Ferney, 4 Novembre (1).
Que je suis honteux, mon cher monsieur ! je vous remercie toujours très tard de votre prose aimable et de vos jolis vers. On a beau être tout entier aux grands vers alexandrins de Corneille, on doit de l’attention aux vôtres, quoiqu’ils aient deux pieds de moins. Mais qu’en ferez-vous sur la paix ? Ce ne sera pas, je crois, sitôt.
J’ai lu le Mémoire historique de M. le duc de Choiseul avec les yeux d’un citoyen. Mon avis est qu’on donne la moitié de son bien pour conserver l’autre, et pour mériter l’estime des Anglais. L’oncle et la nièce vous embrassent.

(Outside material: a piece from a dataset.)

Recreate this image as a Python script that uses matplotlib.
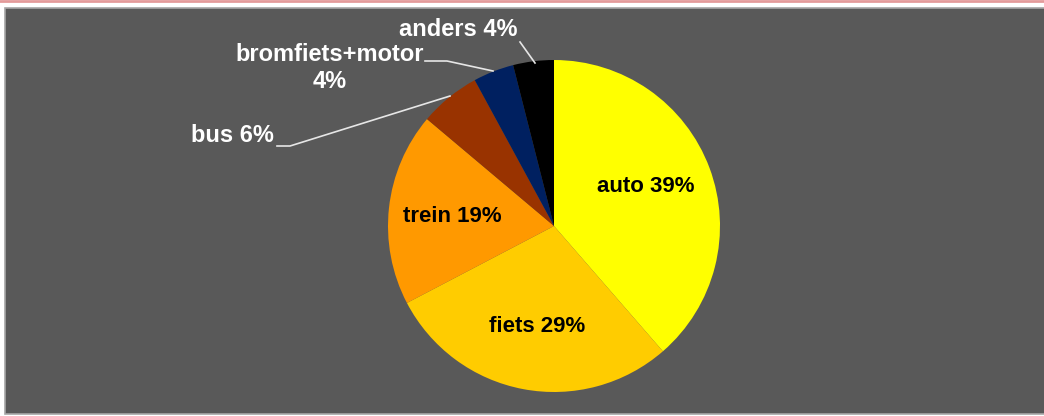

1 – Editeurs, de Cayrol et A. François. (G.A.)
à M. Duclos.
Ferney, 5 Novembre (1).
Je ne peux, monsieur, que vous renouveler mes remerciements et vous supplier de présenter à l’Académie ma respectueuse reconnaissance. Je la consulte sur toutes les difficultés que j’ai eues, en lisant Corneille, sur la grammaire, sur le style, sur le goût, sur les règles du théâtre ; et je vous répète que je ne travaillerai au commentaire en forme que quand j’aurai une assez ample provision en tout genre. Je répète encore que mes importunités ne doivent pas lasser la patience de mes confrères, que c’est un amusement pour eux dans les séances, que deux mots en marge m’instruisent non-seulement pour la pièce qu’on examine, mais pour les autres, que je dois me conformer aux sentiments réunis des personnes éclairées, et qu’enfin mon ouvrage ne peut être utile qu’après avoir passé par vos mains.
Je parle souvent dans le commentaire que j’envoie, comme si j’étais dans une de vos séances, disant librement mon avis. Je parlerai au public comme un homme qui aura réfléchi sur vos instructions ; c’est ce que je vous prie de vouloir bien dire à l’Académie.
On a imprimé une lettre que j’avais écrite (2) au mois d’août ; il y a plusieurs de nos bienfaiteurs cornéliens omis, et particulièrement vous, monsieur ; ce n’est pas assurément ma faute.
Les Cramer, en donnant leur annonce au mois de janvier, ne manqueront pas d’imprimer la liste de ceux qui ont favorisé l’entreprise.